◆ Exercise details
Every entry that follows should be reproduced exactly.

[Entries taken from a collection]

════════

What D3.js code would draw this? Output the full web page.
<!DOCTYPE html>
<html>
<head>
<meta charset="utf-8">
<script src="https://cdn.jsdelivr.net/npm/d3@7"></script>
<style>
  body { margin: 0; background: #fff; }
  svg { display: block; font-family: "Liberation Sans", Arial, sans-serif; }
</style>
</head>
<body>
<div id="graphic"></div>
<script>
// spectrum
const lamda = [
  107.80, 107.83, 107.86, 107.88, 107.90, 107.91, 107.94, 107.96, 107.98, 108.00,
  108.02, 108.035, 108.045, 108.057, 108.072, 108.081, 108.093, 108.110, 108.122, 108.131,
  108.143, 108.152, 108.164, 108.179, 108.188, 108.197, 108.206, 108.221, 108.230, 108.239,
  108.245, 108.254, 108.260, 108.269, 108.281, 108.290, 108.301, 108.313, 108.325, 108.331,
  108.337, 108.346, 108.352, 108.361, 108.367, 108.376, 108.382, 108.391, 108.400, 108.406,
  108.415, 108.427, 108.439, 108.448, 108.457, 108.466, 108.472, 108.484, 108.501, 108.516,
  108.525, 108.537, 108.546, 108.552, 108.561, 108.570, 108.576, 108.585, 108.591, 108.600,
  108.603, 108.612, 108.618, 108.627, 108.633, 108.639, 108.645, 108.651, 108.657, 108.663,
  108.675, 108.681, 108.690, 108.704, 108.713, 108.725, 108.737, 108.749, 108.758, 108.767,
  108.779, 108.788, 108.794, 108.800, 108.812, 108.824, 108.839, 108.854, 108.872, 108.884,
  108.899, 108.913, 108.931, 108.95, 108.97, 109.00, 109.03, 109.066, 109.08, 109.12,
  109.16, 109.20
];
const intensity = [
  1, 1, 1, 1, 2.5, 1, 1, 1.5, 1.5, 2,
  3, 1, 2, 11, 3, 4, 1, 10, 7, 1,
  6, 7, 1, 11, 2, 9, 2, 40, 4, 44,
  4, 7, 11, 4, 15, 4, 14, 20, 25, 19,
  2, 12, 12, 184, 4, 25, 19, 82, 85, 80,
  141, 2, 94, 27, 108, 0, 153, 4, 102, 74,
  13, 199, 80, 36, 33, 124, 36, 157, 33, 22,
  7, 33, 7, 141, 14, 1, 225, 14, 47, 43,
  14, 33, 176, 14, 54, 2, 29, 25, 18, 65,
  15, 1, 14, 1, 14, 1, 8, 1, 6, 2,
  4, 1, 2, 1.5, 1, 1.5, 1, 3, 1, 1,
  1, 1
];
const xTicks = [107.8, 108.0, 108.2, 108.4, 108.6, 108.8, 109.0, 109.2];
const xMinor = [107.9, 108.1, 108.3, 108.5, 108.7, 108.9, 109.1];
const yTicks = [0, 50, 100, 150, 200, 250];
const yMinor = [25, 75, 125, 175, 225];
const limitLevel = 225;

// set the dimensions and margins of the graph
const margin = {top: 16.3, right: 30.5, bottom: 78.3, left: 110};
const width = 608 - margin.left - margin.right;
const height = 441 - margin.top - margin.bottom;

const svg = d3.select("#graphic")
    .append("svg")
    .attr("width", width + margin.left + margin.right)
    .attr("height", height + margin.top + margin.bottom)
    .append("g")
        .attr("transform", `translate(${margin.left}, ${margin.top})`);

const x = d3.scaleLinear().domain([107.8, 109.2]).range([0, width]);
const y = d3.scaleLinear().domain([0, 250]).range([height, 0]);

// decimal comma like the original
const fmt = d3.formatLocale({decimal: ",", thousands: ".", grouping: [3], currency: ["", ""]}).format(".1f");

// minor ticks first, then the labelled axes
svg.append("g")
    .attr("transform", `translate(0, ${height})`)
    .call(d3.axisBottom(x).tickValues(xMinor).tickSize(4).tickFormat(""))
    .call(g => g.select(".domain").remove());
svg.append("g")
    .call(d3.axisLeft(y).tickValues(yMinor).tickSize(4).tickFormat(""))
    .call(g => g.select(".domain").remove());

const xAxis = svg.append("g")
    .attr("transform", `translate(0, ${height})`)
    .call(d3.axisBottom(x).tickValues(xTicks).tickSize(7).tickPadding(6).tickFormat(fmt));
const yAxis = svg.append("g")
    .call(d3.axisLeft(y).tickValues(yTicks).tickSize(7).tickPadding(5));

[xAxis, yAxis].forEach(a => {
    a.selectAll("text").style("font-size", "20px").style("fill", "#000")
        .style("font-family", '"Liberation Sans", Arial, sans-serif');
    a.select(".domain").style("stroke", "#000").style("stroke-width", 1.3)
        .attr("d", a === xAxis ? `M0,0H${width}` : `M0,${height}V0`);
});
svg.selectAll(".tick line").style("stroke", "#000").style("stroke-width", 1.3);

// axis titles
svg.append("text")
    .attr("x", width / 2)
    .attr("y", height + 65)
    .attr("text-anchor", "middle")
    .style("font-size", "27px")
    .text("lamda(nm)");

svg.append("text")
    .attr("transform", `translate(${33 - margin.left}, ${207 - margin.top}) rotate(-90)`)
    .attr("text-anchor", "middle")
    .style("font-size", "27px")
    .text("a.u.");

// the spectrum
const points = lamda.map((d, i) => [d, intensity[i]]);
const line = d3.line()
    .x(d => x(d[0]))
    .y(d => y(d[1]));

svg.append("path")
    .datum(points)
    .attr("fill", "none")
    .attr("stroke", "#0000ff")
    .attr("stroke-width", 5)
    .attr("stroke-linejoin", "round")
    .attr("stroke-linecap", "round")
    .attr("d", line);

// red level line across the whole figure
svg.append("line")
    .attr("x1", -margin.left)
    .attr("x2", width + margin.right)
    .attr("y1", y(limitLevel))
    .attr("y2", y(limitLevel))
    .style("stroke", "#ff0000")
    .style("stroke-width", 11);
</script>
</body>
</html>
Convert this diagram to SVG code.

════════

◆ Written answer
What D3.js code would draw this? Output the full web page.
<!DOCTYPE html>
<html>
<head>
<meta charset="utf-8">
<script src="https://cdn.jsdelivr.net/npm/d3@7"></script>
<style>
  body { margin: 0; background: #fff; }
  svg { display: block; font-family: "Liberation Sans", Arial, sans-serif; }
</style>
</head>
<body>
<div id="graphic"></div>
<script>
// spectrum
const lamda = [
  107.80, 107.83, 107.86, 107.88, 107.90, 107.91, 107.94, 107.96, 107.98, 108.00,
  108.02, 108.035, 108.045, 108.057, 108.072, 108.081, 108.093, 108.110, 108.122, 108.131,
  108.143, 108.152, 108.164, 108.179, 108.188, 108.197, 108.206, 108.221, 108.230, 108.239,
  108.245, 108.254, 108.260, 108.269, 108.281, 108.290, 108.301, 108.313, 108.325, 108.331,
  108.337, 108.346, 108.352, 108.361, 108.367, 108.376, 108.382, 108.391, 108.400, 108.406,
  108.415, 108.427, 108.439, 108.448, 108.457, 108.466, 108.472, 108.484, 108.501, 108.516,
  108.525, 108.537, 108.546, 108.552, 108.561, 108.570, 108.576, 108.585, 108.591, 108.600,
  108.603, 108.612, 108.618, 108.627, 108.633, 108.639, 108.645, 108.651, 108.657, 108.663,
  108.675, 108.681, 108.690, 108.704, 108.713, 108.725, 108.737, 108.749, 108.758, 108.767,
  108.779, 108.788, 108.794, 108.800, 108.812, 108.824, 108.839, 108.854, 108.872, 108.884,
  108.899, 108.913, 108.931, 108.95, 108.97, 109.00, 109.03, 109.066, 109.08, 109.12,
  109.16, 109.20
];
const intensity = [
  1, 1, 1, 1, 2.5, 1, 1, 1.5, 1.5, 2,
  3, 1, 2, 11, 3, 4, 1, 10, 7, 1,
  6, 7, 1, 11, 2, 9, 2, 40, 4, 44,
  4, 7, 11, 4, 15, 4, 14, 20, 25, 19,
  2, 12, 12, 184, 4, 25, 19, 82, 85, 80,
  141, 2, 94, 27, 108, 0, 153, 4, 102, 74,
  13, 199, 80, 36, 33, 124, 36, 157, 33, 22,
  7, 33, 7, 141, 14, 1, 225, 14, 47, 43,
  14, 33, 176, 14, 54, 2, 29, 25, 18, 65,
  15, 1, 14, 1, 14, 1, 8, 1, 6, 2,
  4, 1, 2, 1.5, 1, 1.5, 1, 3, 1, 1,
  1, 1
];
const xTicks = [107.8, 108.0, 108.2, 108.4, 108.6, 108.8, 109.0, 109.2];
const xMinor = [107.9, 108.1, 108.3, 108.5, 108.7, 108.9, 109.1];
const yTicks = [0, 50, 100, 150, 200, 250];
const yMinor = [25, 75, 125, 175, 225];
const limitLevel = 225;

// set the dimensions and margins of the graph
const margin = {top: 16.3, right: 30.5, bottom: 78.3, left: 110};
const width = 608 - margin.left - margin.right;
const height = 441 - margin.top - margin.bottom;

const svg = d3.select("#graphic")
    .append("svg")
    .attr("width", width + margin.left + margin.right)
    .attr("height", height + margin.top + margin.bottom)
    .append("g")
        .attr("transform", `translate(${margin.left}, ${margin.top})`);

const x = d3.scaleLinear().domain([107.8, 109.2]).range([0, width]);
const y = d3.scaleLinear().domain([0, 250]).range([height, 0]);

// decimal comma like the original
const fmt = d3.formatLocale({decimal: ",", thousands: ".", grouping: [3], currency: ["", ""]}).format(".1f");

// minor ticks first, then the labelled axes
svg.append("g")
    .attr("transform", `translate(0, ${height})`)
    .call(d3.axisBottom(x).tickValues(xMinor).tickSize(4).tickFormat(""))
    .call(g => g.select(".domain").remove());
svg.append("g")
    .call(d3.axisLeft(y).tickValues(yMinor).tickSize(4).tickFormat(""))
    .call(g => g.select(".domain").remove());

const xAxis = svg.append("g")
    .attr("transform", `translate(0, ${height})`)
    .call(d3.axisBottom(x).tickValues(xTicks).tickSize(7).tickPadding(6).tickFormat(fmt));
const yAxis = svg.append("g")
    .call(d3.axisLeft(y).tickValues(yTicks).tickSize(7).tickPadding(5));

[xAxis, yAxis].forEach(a => {
    a.selectAll("text").style("font-size", "20px").style("fill", "#000")
        .style("font-family", '"Liberation Sans", Arial, sans-serif');
    a.select(".domain").style("stroke", "#000").style("stroke-width", 1.3)
        .attr("d", a === xAxis ? `M0,0H${width}` : `M0,${height}V0`);
});
svg.selectAll(".tick line").style("stroke", "#000").style("stroke-width", 1.3);

// axis titles
svg.append("text")
    .attr("x", width / 2)
    .attr("y", height + 65)
    .attr("text-anchor", "middle")
    .style("font-size", "27px")
    .text("lamda(nm)");

svg.append("text")
    .attr("transform", `translate(${33 - margin.left}, ${207 - margin.top}) rotate(-90)`)
    .attr("text-anchor", "middle")
    .style("font-size", "27px")
    .text("a.u.");

// the spectrum
const points = lamda.map((d, i) => [d, intensity[i]]);
const line = d3.line()
    .x(d => x(d[0]))
    .y(d => y(d[1]));

svg.append("path")
    .datum(points)
    .attr("fill", "none")
    .attr("stroke", "#0000ff")
    .attr("stroke-width", 5)
    .attr("stroke-linejoin", "round")
    .attr("stroke-linecap", "round")
    .attr("d", line);

// red level line across the whole figure
svg.append("line")
    .attr("x1", -margin.left)
    .attr("x2", width + margin.right)
    .attr("y1", y(limitLevel))
    .attr("y2", y(limitLevel))
    .style("stroke", "#ff0000")
    .style("stroke-width", 11);
</script>
</body>
</html>
Convert this diagram to SVG code.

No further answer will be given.